I’m willing to bet that you’ve got a pretty strong grasp on the Internet by now. But how about the Internet of Things?
The Internet of Things (IoT) is an idea that’s been around for almost 20 years but hasn’t become mainstream yet. The “things” in the Internet of Things are devices or sensors that receive, analyze, and share data with countless other “things” in the world. So they pretty much have a limitless amount of data at their, um, fingertips. Stick with me.
With all of these connected “things” sharing their knowledge with each other, they form insights that are way beyond what humans could conceptualize in the same amount of time.
You see, the human brain is incredible, but it’s flawed (at least from a programmer’s point of view.) There are some days where I can’t even remember what I ate for breakfast, much less the logic behind Pythagorean’s Theorem that I learned in high school. But with the IoT, we’re dealing with machines that can access old or distant information in rich detail. So the system produces genius insights that the human brain might take a lifetime to recognize.
The interactive network between the “things” – the data and insights that the system creates – is the Internet of Things.
I know the concept seems futuristic, but the IoT is already here, and it’s growing more prevalent every day. Here are some factors that support my argument:
- Falling costs and rising quality. Components like microchips, cloud services, and GPS devices are more affordable than ever. Livewire’s work with Horizon Blue Cross/Blue Shield showed that kiosk technology can be cheaper than paper! Components also run extremely advanced software nowadays.

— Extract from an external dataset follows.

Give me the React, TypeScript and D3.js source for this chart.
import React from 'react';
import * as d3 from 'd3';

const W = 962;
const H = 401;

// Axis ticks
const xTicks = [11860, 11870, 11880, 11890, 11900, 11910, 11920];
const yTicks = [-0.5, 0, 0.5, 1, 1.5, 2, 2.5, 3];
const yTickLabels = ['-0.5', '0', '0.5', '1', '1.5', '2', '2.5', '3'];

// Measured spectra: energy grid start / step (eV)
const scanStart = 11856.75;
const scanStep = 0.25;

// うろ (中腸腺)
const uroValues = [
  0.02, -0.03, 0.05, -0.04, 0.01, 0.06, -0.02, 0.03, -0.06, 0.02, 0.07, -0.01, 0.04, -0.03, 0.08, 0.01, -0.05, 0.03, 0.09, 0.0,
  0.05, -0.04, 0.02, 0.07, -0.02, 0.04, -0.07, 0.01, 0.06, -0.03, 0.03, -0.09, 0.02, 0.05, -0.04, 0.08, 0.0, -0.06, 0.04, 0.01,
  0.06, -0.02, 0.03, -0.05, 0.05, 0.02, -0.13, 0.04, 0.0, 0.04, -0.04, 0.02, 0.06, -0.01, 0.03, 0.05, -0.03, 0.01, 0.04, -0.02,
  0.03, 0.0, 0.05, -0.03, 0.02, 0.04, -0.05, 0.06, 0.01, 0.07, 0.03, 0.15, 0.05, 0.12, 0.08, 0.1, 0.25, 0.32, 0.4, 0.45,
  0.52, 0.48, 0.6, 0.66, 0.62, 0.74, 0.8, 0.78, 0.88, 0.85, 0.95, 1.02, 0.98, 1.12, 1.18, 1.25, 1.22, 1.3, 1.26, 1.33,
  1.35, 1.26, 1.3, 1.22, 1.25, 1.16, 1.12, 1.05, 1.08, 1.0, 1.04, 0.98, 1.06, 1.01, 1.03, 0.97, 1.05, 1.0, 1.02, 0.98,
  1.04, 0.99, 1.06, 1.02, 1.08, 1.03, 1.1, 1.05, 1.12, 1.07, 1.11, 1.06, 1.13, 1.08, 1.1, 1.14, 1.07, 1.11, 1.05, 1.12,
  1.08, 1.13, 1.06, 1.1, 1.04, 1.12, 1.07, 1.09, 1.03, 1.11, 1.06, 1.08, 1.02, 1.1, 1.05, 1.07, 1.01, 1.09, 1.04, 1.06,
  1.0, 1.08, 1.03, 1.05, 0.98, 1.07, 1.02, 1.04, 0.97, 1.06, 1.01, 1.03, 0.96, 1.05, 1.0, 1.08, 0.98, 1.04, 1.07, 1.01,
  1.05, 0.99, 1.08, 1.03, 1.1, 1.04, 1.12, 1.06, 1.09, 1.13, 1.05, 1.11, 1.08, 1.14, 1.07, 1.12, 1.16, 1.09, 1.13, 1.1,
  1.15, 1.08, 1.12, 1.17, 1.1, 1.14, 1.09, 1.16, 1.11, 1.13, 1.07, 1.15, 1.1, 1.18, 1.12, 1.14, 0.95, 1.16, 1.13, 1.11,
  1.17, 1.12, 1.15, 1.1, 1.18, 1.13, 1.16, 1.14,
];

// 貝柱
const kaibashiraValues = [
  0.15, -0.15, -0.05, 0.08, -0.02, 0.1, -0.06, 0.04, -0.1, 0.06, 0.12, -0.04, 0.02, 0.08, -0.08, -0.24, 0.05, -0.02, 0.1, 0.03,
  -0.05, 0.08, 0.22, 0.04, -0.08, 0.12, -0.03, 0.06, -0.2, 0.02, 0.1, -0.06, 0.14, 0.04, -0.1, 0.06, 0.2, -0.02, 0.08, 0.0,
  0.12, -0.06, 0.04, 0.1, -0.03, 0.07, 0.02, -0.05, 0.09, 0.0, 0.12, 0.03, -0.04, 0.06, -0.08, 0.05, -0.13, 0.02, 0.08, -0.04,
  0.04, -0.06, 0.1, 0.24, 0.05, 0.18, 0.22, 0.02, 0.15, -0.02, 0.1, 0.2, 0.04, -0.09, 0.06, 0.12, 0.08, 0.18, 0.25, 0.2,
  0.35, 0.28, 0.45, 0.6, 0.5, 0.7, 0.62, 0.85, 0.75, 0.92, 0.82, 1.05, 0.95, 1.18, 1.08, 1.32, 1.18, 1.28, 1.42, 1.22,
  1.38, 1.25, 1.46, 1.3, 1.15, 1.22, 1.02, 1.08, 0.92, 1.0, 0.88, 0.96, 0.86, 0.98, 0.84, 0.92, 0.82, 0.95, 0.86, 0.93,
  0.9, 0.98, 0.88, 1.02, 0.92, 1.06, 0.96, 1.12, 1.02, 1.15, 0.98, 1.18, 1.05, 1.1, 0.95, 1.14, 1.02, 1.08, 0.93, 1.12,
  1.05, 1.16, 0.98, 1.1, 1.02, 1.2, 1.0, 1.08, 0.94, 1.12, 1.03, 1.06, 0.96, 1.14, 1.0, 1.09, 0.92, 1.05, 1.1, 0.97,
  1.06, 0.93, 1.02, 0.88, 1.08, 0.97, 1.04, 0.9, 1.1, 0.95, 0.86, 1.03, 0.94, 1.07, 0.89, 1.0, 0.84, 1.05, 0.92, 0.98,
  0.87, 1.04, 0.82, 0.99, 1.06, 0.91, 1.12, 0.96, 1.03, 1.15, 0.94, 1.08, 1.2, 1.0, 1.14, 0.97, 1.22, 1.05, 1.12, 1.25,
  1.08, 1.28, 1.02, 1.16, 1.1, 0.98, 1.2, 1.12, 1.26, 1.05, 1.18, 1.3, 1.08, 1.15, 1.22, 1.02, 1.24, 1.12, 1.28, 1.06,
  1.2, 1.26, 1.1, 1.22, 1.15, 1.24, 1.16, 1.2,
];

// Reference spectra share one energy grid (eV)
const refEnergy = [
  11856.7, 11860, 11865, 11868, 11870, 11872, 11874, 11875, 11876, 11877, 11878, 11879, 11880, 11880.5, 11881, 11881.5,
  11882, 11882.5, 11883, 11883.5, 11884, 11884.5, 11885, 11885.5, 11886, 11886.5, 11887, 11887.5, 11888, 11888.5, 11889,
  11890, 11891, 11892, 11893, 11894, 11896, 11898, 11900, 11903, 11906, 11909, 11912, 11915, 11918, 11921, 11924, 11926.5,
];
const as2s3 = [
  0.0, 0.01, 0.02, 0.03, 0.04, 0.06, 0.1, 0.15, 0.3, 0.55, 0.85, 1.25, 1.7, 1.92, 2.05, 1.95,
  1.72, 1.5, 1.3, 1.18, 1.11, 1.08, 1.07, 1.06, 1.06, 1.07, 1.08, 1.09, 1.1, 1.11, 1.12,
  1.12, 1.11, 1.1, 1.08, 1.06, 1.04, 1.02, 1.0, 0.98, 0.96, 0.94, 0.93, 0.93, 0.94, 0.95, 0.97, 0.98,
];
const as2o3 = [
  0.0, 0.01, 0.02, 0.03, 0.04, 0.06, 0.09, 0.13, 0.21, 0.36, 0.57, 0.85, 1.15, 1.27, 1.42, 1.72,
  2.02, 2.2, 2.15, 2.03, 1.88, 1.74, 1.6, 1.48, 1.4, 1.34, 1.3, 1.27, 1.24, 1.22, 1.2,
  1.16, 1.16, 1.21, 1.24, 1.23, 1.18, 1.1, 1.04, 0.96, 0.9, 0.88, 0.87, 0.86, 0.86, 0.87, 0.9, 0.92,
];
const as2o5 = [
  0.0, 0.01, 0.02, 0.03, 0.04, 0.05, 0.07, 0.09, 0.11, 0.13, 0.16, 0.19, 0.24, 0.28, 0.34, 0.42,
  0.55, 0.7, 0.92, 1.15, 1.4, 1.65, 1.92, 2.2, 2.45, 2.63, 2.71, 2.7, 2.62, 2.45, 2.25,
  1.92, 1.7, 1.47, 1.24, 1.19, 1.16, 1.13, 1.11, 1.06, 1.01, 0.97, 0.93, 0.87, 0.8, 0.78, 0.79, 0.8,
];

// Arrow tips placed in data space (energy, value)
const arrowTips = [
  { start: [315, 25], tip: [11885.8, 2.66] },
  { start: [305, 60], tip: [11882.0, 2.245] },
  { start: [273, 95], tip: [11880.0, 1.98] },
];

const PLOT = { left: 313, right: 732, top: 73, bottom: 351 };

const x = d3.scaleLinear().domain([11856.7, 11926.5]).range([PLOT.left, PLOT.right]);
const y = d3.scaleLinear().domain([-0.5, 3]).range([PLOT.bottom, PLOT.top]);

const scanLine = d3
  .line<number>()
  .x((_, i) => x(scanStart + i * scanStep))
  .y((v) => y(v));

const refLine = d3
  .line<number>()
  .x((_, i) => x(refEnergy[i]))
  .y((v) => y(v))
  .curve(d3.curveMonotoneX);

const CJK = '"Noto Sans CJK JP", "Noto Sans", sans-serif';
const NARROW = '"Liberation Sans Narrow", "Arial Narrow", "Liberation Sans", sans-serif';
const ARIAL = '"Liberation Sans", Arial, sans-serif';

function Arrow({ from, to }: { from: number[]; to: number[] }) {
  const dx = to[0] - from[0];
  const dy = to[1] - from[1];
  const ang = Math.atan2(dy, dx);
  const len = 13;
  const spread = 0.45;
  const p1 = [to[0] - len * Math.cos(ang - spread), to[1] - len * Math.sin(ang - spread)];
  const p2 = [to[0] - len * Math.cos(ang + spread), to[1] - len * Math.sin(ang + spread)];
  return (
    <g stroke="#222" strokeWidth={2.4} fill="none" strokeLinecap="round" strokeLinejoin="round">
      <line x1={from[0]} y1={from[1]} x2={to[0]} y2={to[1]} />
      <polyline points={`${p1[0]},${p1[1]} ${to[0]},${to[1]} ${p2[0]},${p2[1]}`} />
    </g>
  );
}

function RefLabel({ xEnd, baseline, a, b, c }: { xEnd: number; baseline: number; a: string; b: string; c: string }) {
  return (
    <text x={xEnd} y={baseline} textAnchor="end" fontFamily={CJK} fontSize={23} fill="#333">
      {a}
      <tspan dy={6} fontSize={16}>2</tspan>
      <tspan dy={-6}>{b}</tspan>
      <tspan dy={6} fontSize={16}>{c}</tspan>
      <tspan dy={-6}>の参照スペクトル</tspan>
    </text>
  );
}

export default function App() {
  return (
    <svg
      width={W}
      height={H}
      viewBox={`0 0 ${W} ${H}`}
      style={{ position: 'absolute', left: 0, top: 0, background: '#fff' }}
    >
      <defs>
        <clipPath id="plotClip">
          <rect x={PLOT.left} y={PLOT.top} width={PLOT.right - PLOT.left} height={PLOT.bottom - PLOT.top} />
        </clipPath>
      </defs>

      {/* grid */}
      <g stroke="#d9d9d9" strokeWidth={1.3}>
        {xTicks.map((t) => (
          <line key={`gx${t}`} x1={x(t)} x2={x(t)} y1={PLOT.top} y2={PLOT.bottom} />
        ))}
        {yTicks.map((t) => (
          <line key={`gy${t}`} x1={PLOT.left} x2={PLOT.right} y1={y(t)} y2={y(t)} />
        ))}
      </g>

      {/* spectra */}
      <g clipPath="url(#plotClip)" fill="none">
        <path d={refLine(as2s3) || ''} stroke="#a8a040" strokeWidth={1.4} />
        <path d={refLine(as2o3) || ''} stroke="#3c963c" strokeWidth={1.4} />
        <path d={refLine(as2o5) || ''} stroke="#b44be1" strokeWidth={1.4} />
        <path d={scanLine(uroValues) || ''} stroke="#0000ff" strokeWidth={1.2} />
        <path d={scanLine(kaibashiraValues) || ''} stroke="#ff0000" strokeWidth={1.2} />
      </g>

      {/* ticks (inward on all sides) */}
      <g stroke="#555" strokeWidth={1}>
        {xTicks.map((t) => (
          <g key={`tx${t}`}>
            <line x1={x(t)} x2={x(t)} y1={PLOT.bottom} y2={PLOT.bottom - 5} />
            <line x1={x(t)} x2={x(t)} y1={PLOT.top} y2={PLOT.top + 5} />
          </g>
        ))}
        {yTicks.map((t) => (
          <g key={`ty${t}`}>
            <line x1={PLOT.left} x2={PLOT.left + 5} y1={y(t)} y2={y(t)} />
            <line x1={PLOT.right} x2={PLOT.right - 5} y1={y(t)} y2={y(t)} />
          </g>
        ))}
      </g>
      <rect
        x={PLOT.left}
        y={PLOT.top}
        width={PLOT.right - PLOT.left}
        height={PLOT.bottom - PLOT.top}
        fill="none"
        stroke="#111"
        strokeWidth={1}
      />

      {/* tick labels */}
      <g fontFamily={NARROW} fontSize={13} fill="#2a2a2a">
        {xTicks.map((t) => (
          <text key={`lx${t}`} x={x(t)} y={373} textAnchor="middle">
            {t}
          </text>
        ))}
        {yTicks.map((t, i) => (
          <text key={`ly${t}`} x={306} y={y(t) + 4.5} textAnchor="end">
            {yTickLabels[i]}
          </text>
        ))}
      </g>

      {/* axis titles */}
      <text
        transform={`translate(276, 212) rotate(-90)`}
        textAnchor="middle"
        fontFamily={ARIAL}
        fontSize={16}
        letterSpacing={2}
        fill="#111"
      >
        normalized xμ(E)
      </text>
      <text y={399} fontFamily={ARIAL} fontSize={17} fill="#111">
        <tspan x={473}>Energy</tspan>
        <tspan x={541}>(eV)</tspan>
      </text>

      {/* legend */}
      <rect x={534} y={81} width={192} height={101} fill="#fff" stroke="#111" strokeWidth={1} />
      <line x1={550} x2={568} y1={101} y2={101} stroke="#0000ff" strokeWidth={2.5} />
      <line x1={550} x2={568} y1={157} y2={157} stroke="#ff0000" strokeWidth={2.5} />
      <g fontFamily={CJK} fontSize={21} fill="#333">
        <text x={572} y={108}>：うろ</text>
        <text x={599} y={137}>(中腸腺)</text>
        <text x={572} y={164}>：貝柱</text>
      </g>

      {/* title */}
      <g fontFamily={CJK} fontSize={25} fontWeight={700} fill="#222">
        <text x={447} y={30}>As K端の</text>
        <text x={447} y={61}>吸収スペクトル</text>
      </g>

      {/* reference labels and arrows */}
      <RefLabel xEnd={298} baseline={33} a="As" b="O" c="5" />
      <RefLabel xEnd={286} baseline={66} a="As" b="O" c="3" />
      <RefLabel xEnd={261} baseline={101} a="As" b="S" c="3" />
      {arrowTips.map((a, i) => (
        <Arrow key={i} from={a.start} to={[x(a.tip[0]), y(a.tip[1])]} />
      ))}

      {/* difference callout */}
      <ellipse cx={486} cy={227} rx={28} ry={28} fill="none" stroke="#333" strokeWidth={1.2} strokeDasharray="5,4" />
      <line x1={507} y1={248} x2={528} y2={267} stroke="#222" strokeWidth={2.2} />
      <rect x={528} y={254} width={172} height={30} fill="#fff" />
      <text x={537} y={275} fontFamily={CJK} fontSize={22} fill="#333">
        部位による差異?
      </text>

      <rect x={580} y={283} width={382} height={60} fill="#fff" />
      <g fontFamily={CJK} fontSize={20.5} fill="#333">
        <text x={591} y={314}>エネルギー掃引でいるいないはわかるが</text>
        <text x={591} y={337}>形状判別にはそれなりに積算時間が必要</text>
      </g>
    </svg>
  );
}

- Accelerated demand for connected devices. As more companies and consumers realize the value of connectivity, the market is growing into the billions and beyond.

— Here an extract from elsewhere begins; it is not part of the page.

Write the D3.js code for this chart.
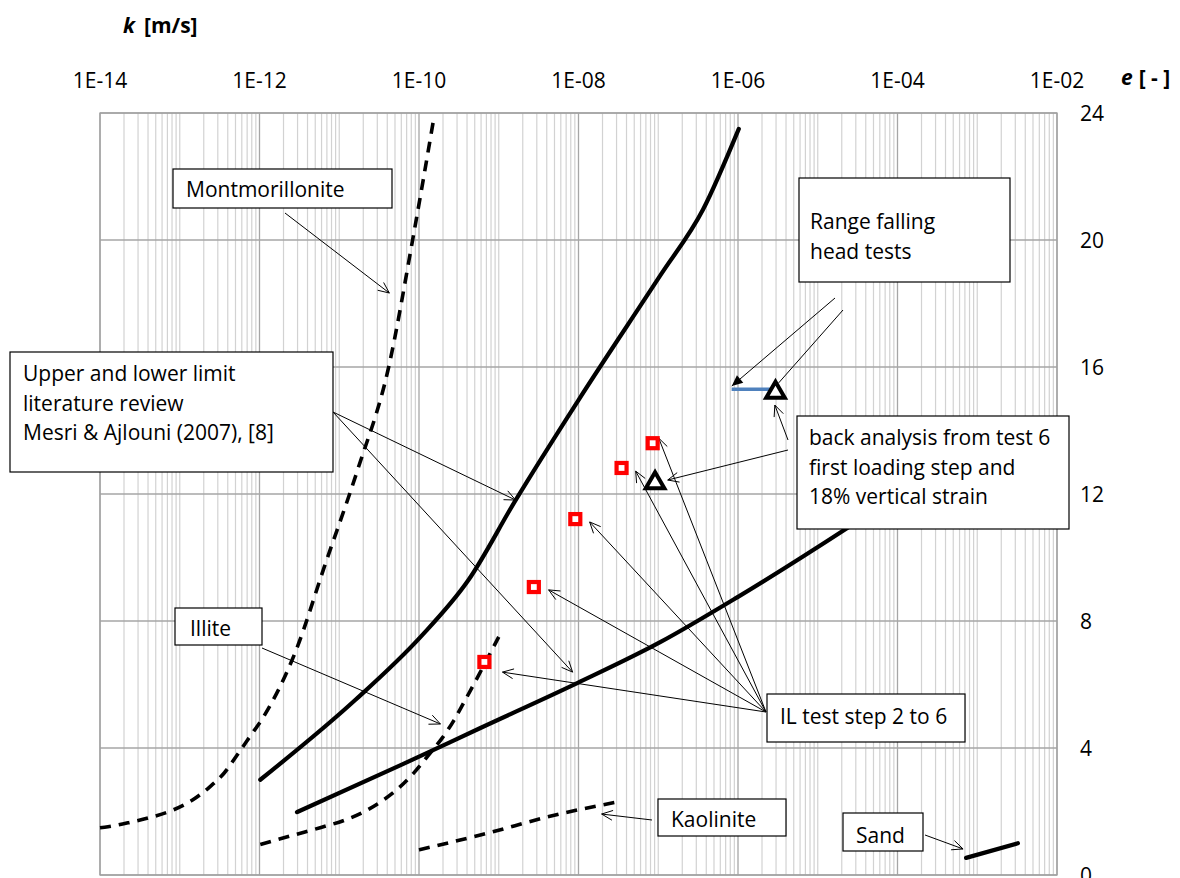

- Expanding device options. Everything from light bulbs to washing machines to point-of-sale ticketing terminals is becoming connected.
- Mainstream machine-to-machine (M2M) solutions. It’s predicted that 50% of companies will adopt M2M communications technologies by 2020. (Vodafone, The M2M Adoption Barometer, June 2013.) Companies like T-Mobile are already using M2M technologies in their promotions.
I’m a tech geek so it’s exciting for me to think about the role technology could play in our future. How do you feel, hopeful or dubious?